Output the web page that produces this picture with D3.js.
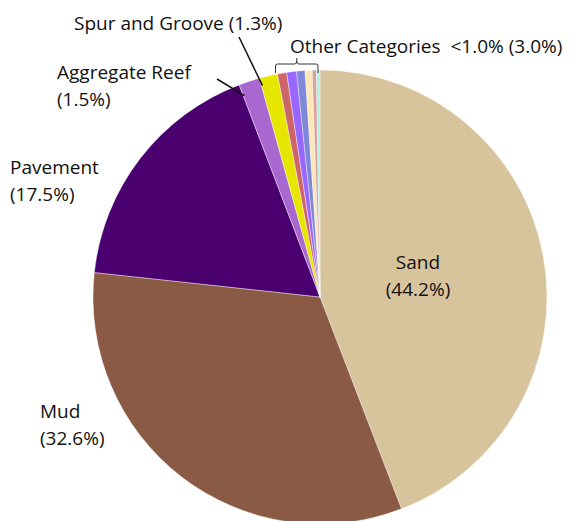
<!DOCTYPE html>
<html>
<head>
<meta charset="utf-8">
<script src="https://cdn.jsdelivr.net/npm/d3@7"></script>
<style>
  body { margin: 0; background: #fff; }
  svg text { font-family: "Open Sans", Lato, sans-serif; font-size: 19px; fill: #111; white-space: pre; }
</style>
</head>
<body>
<svg id="chart" width="576" height="521"></svg>
<script>
// habitat categories, clockwise from 12 o'clock
var categories = ["Sand", "Mud", "Pavement", "Aggregate Reef", "Spur and Groove",
    "Other 1", "Other 2", "Other 3", "Other 4", "Other 5", "Other 6"];
var percents = [44.2, 32.6, 17.5, 1.5, 1.3, 0.65, 0.7, 0.6, 0.5, 0.3, 0.25];
var colors = ["#d8c49c", "#8b5a44", "#4b0070", "#a868d0", "#e6e600",
    "#cc6666", "#9966ff", "#7f88d8", "#fde7b8", "#d9a0a0", "#b0f0e0"];

var svg = d3.select("#chart");
var cx = 320, cy = 297, radius = 227;

var g = svg.append("g").attr("transform", "translate(" + cx + "," + cy + ")");

var pie = d3.pie().sort(null).value(function (d) { return d; });
var arc = d3.arc().innerRadius(0).outerRadius(radius);
var arcs = pie(percents);

g.selectAll("path.slice")
    .data(arcs)
    .enter()
    .append("path")
    .attr("class", "slice")
    .attr("d", arc)
    .attr("fill", function (d, i) { return colors[i]; })
    .attr("stroke", "#fff")
    .attr("stroke-width", 0.4);

function pt(a, r) {
    return [cx + r * Math.sin(a), cy - r * Math.cos(a)];
}

// labels
function label(lines, x, y, anchor) {
    var t = svg.append("text").attr("text-anchor", anchor || "start");
    lines.forEach(function (s, i) {
        t.append("tspan").attr("x", x).attr("y", y + i * 27).text(s);
    });
}
label(["Sand", "(" + percents[0].toFixed(1) + "%)"], 418, 269, "middle");
label(["Mud", "(" + percents[1].toFixed(1) + "%)"], 40, 418);
label(["Pavement", "(" + percents[2].toFixed(1) + "%)"], 10, 174);
label(["Aggregate Reef", "(" + percents[3].toFixed(1) + "%)"], 57, 79);
label(["Spur and Groove (" + percents[4].toFixed(1) + "%)"], 74, 30);

var otherSum = d3.sum(percents.slice(5));
label(["Other Categories  <1.0% (" + otherSum.toFixed(1) + "%)"], 290, 53);

// leader lines
var ag = arcs[3], sp = arcs[4];
var a1 = pt(ag.startAngle + 0.05 * (ag.endAngle - ag.startAngle), radius - 12);
svg.append("line").attr("x1", 217).attr("y1", 79).attr("x2", a1[0]).attr("y2", a1[1])
    .attr("stroke", "#111").attr("stroke-width", 1.5);
var a2 = pt(sp.startAngle + 0.05 * (sp.endAngle - sp.startAngle), radius - 8);
svg.append("line").attr("x1", 239).attr("y1", 37).attr("x2", a2[0]).attr("y2", a2[1])
    .attr("stroke", "#111").attr("stroke-width", 1.5);

// bracket over the small categories
var b0 = pt(arcs[5].startAngle, radius), b1 = pt(arcs[arcs.length - 1].endAngle, radius);
var bx0 = b0[0] - 2, bx1 = b1[0] - 2, by = 64, bm = (bx0 + bx1) / 2;
svg.append("path")
    .attr("d", "M" + bx0 + "," + (by + 9) + " L" + bx0 + "," + (by + 2) + " Q" + bx0 + "," + by + " " + (bx0 + 2) + "," + by +
        " L" + (bm - 2) + "," + by + " Q" + bm + "," + by + " " + bm + "," + (by - 3) + " L" + bm + "," + (by - 6) +
        " M" + bm + "," + (by - 3) + " Q" + bm + "," + by + " " + (bm + 2) + "," + by +
        " L" + (bx1 - 2) + "," + by + " Q" + bx1 + "," + by + " " + bx1 + "," + (by + 2) + " L" + bx1 + "," + (by + 9))
    .attr("fill", "none")
    .attr("stroke", "#333")
    .attr("stroke-width", 1);
</script>
</body>
</html>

| Task directions |
Working from the lines above, reproduce the material exactly and exclude its pictures.

| Response to this exercise |
Output the web page that produces this picture with D3.js.
<!DOCTYPE html>
<html>
<head>
<meta charset="utf-8">
<script src="https://cdn.jsdelivr.net/npm/d3@7"></script>
<style>
  body { margin: 0; background: #fff; }
  svg text { font-family: "Open Sans", Lato, sans-serif; font-size: 19px; fill: #111; white-space: pre; }
</style>
</head>
<body>
<svg id="chart" width="576" height="521"></svg>
<script>
// habitat categories, clockwise from 12 o'clock
var categories = ["Sand", "Mud", "Pavement", "Aggregate Reef", "Spur and Groove",
    "Other 1", "Other 2", "Other 3", "Other 4", "Other 5", "Other 6"];
var percents = [44.2, 32.6, 17.5, 1.5, 1.3, 0.65, 0.7, 0.6, 0.5, 0.3, 0.25];
var colors = ["#d8c49c", "#8b5a44", "#4b0070", "#a868d0", "#e6e600",
    "#cc6666", "#9966ff", "#7f88d8", "#fde7b8", "#d9a0a0", "#b0f0e0"];

var svg = d3.select("#chart");
var cx = 320, cy = 297, radius = 227;

var g = svg.append("g").attr("transform", "translate(" + cx + "," + cy + ")");

var pie = d3.pie().sort(null).value(function (d) { return d; });
var arc = d3.arc().innerRadius(0).outerRadius(radius);
var arcs = pie(percents);

g.selectAll("path.slice")
    .data(arcs)
    .enter()
    .append("path")
    .attr("class", "slice")
    .attr("d", arc)
    .attr("fill", function (d, i) { return colors[i]; })
    .attr("stroke", "#fff")
    .attr("stroke-width", 0.4);

function pt(a, r) {
    return [cx + r * Math.sin(a), cy - r * Math.cos(a)];
}

// labels
function label(lines, x, y, anchor) {
    var t = svg.append("text").attr("text-anchor", anchor || "start");
    lines.forEach(function (s, i) {
        t.append("tspan").attr("x", x).attr("y", y + i * 27).text(s);
    });
}
label(["Sand", "(" + percents[0].toFixed(1) + "%)"], 418, 269, "middle");
label(["Mud", "(" + percents[1].toFixed(1) + "%)"], 40, 418);
label(["Pavement", "(" + percents[2].toFixed(1) + "%)"], 10, 174);
label(["Aggregate Reef", "(" + percents[3].toFixed(1) + "%)"], 57, 79);
label(["Spur and Groove (" + percents[4].toFixed(1) + "%)"], 74, 30);

var otherSum = d3.sum(percents.slice(5));
label(["Other Categories  <1.0% (" + otherSum.toFixed(1) + "%)"], 290, 53);

// leader lines
var ag = arcs[3], sp = arcs[4];
var a1 = pt(ag.startAngle + 0.05 * (ag.endAngle - ag.startAngle), radius - 12);
svg.append("line").attr("x1", 217).attr("y1", 79).attr("x2", a1[0]).attr("y2", a1[1])
    .attr("stroke", "#111").attr("stroke-width", 1.5);
var a2 = pt(sp.startAngle + 0.05 * (sp.endAngle - sp.startAngle), radius - 8);
svg.append("line").attr("x1", 239).attr("y1", 37).attr("x2", a2[0]).attr("y2", a2[1])
    .attr("stroke", "#111").attr("stroke-width", 1.5);

// bracket over the small categories
var b0 = pt(arcs[5].startAngle, radius), b1 = pt(arcs[arcs.length - 1].endAngle, radius);
var bx0 = b0[0] - 2, bx1 = b1[0] - 2, by = 64, bm = (bx0 + bx1) / 2;
svg.append("path")
    .attr("d", "M" + bx0 + "," + (by + 9) + " L" + bx0 + "," + (by + 2) + " Q" + bx0 + "," + by + " " + (bx0 + 2) + "," + by +
        " L" + (bm - 2) + "," + by + " Q" + bm + "," + by + " " + bm + "," + (by - 3) + " L" + bm + "," + (by - 6) +
        " M" + bm + "," + (by - 3) + " Q" + bm + "," + by + " " + (bm + 2) + "," + by +
        " L" + (bx1 - 2) + "," + by + " Q" + bx1 + "," + by + " " + bx1 + "," + (by + 2) + " L" + bx1 + "," + (by + 9))
    .attr("fill", "none")
    .attr("stroke", "#333")
    .attr("stroke-width", 1);
</script>
</body>
</html>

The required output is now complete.